Women received their dead raised to life again: and others were tortured, not accepting deliverance; that they might obtain a better resurrection:
And others had trial of cruel mockings and scourgings, yea, moreover of
bonds and imprisonment:
They were stoned, they were sawn asunder, were tempted, were slain with the sword: they wandered about in sheepskins and goatskins; being destitute, afflicted, tormented;
(Of whom the world was not worthy:) they wandered in deserts, and in mountains, and in dens and caves of the earth. Heb 11:32-38
Hebrews chapter eleven is referred to as the hall of faith-I recommend reading the entire chapter. In this study, verses 32-38 will be focused on.
We can get a lot of encouragement and insight in these verses, some commentary notes will be used to help open these verses up for us; along with a quote from Charles Spurgeon-the prince of preachers.
Albert Barnes brings clarity to these verses as we begin:
Of whom the world was not worthy - The world was so wicked that it had no claim that such holy men should live in it. These poor, despised, and persecuted people, living as outcasts and wanderers, were of a character far elevated above the world. This is a most beautiful expression. It is at once a statement of their eminent holiness, and of the wickedness of the rest of mankind.
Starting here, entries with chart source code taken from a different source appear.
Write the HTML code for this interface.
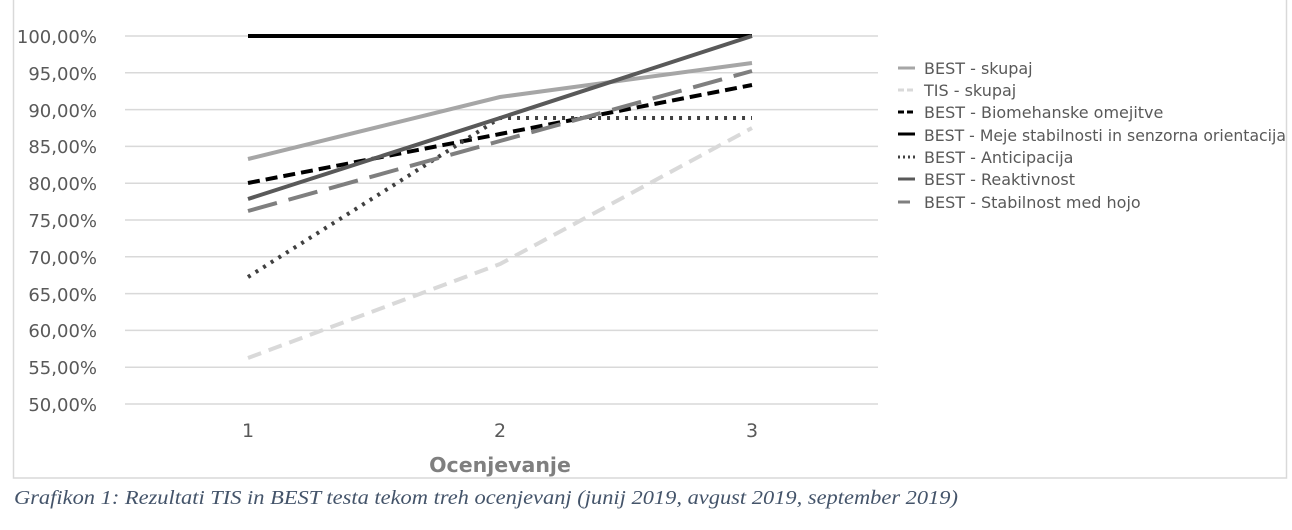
<!DOCTYPE html><html><head><style>body{margin:0;background:#fff}</style></head><body>
<svg width="1292" height="530" xmlns="http://www.w3.org/2000/svg" style="display:block">
<rect x="13.5" y="-2" width="1273" height="480" fill="#fff" stroke="#d9d9d9" stroke-width="1.5"/>
<g stroke="#d9d9d9" stroke-width="1.5">
<line x1="125" x2="878" y1="36" y2="36"/><line x1="125" x2="878" y1="72.8" y2="72.8"/><line x1="125" x2="878" y1="109.6" y2="109.6"/><line x1="125" x2="878" y1="146.4" y2="146.4"/><line x1="125" x2="878" y1="183.2" y2="183.2"/><line x1="125" x2="878" y1="220" y2="220"/><line x1="125" x2="878" y1="256.8" y2="256.8"/><line x1="125" x2="878" y1="293.6" y2="293.6"/><line x1="125" x2="878" y1="330.4" y2="330.4"/><line x1="125" x2="878" y1="367.2" y2="367.2"/><line x1="125" x2="878" y1="404" y2="404"/>
</g>
<g font-family="DejaVu Sans, Liberation Sans, sans-serif" font-size="18" fill="#595959" text-anchor="end">
<text x="97" y="43">100,00%</text><text x="97" y="80">95,00%</text><text x="97" y="117">90,00%</text><text x="97" y="153">85,00%</text><text x="97" y="190">80,00%</text><text x="97" y="227">75,00%</text><text x="97" y="264">70,00%</text><text x="97" y="301">65,00%</text><text x="97" y="337">60,00%</text><text x="97" y="374">55,00%</text><text x="97" y="411">50,00%</text>
</g>
<g font-family="DejaVu Sans, Liberation Sans, sans-serif" font-size="19" fill="#595959" text-anchor="middle">
<text x="248" y="437">1</text><text x="500" y="437">2</text><text x="752" y="437">3</text>
<text x="500" y="472" font-size="20.5" font-weight="bold" fill="#7f7f7f">Ocenjevanje</text>
</g>
<g fill="none" stroke-width="4">
<polyline points="248,159 500,97 752,63" stroke="#a6a6a6"/>
<polyline points="248,358 500,264 752,128" stroke="#d9d9d9" stroke-dasharray="14,8"/>
<polyline points="248,183 500,134 752,85" stroke="#000" stroke-dasharray="12,6"/>
<polyline points="248,36 752,36" stroke="#000"/>
<polyline points="248,277 500,118 752,118" stroke="#404040" stroke-dasharray="3,6"/>
<polyline points="248,199 500,118 752,36" stroke="#595959"/>
<polyline points="248,211 500,141 752,71" stroke="#7f7f7f" stroke-dasharray="30,12"/>
</g>
<g stroke-width="3" fill="none">
<line x1="898" x2="915" y1="68" y2="68" stroke="#a6a6a6"/>
<line x1="898" x2="915" y1="90" y2="90" stroke="#d9d9d9" stroke-dasharray="6,3"/>
<line x1="898" x2="915" y1="112" y2="112" stroke="#000" stroke-dasharray="6,3"/>
<line x1="898" x2="915" y1="134" y2="134" stroke="#000"/>
<line x1="898" x2="915" y1="157" y2="157" stroke="#404040" stroke-dasharray="2,3"/>
<line x1="898" x2="915" y1="179" y2="179" stroke="#595959"/>
<line x1="898" x2="910" y1="202" y2="202" stroke="#7f7f7f"/>
</g>
<g font-family="DejaVu Sans, Liberation Sans, sans-serif" font-size="16" fill="#595959">
<text x="924" y="74">BEST - skupaj</text><text x="924" y="96">TIS - skupaj</text><text x="924" y="118">BEST - Biomehanske omejitve</text><text x="924" y="141" textLength="362" lengthAdjust="spacingAndGlyphs">BEST - Meje stabilnosti in senzorna orientacija</text><text x="924" y="163">BEST - Anticipacija</text><text x="924" y="185">BEST - Reaktivnost</text><text x="924" y="208">BEST - Stabilnost med hojo</text>
</g>
<text x="14" y="504" font-family="Liberation Serif, serif" font-style="italic" font-size="20" fill="#44546a" textLength="944" lengthAdjust="spacingAndGlyphs">Grafikon 1: Rezultati TIS in BEST testa tekom treh ocenjevanj (junij 2019, avgust 2019, september 2019)</text>
</svg>
</body></html>
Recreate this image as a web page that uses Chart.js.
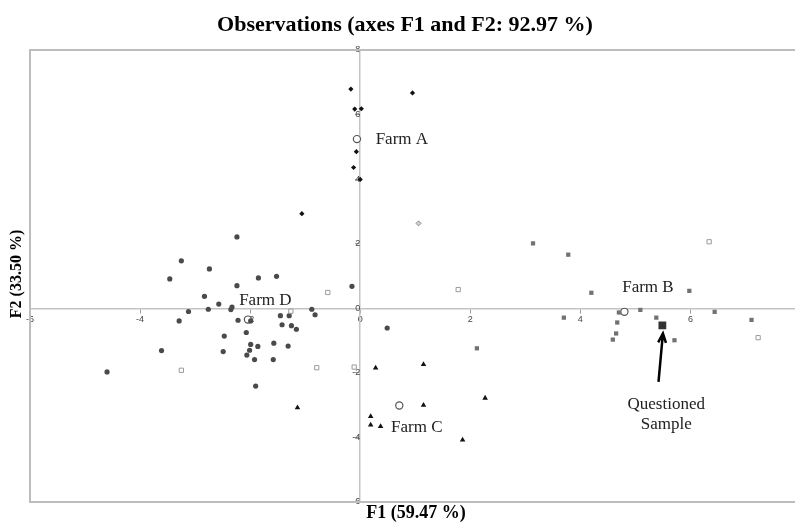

They wandered in deserts ... - On the Scripture meaning of the word “desert” or wilderness, see the notes on Mat_3:1. This is a description of persons driven away from their homes, and wandering about from place to place to procure a scanty subsistence; compare 1 Macc. 1:53; 2 Macc. 5:27; 6:7. The instances mentioned in the Books of Maccabees are so much in point, that there is no impropriety in supposing that Paul referred to some such cases, if not these very cases. As there is no doubt about their historic truth, there was no impropriety in referring to them, though they are not mentioned in the canonical books of Scripture. One of those cases may be referred to as strikingly illustrating what is here said. “But Judas Maccabeus with nine others or thereabout, withdrew himself into the wilderness, and lived in the mountains after the manner of beasts, with his company, who fed on herbs continually lest they should be partakers of the pollution;” 2 Macc. 5:27.
The JFB commentary confirms this view:
Of whom the world was not worthy — So far from their being unworthy of living in the world, as their exile in deserts, etc., might seem to imply, “the world was not worthy of them.” The world, in shutting them out, shut out from itself a source of blessing; such as Joseph proved to Potiphar (Gen_39:5), and Jacob to Laban (Gen_30:27). In condemning them, the world condemned itself. JFB commentary
From F.B. Meyer, we get some rich insights:
“THE NOBLE ARMY OF MARTYRS”
Strong faith is consistent with very different views of religious truth. The conception that Abel, Enoch or Noah had of so-called Christian truth was very slight; but the faith with which they grasped the scanty truth revealed to them was mighty, soul-transforming and world-moving.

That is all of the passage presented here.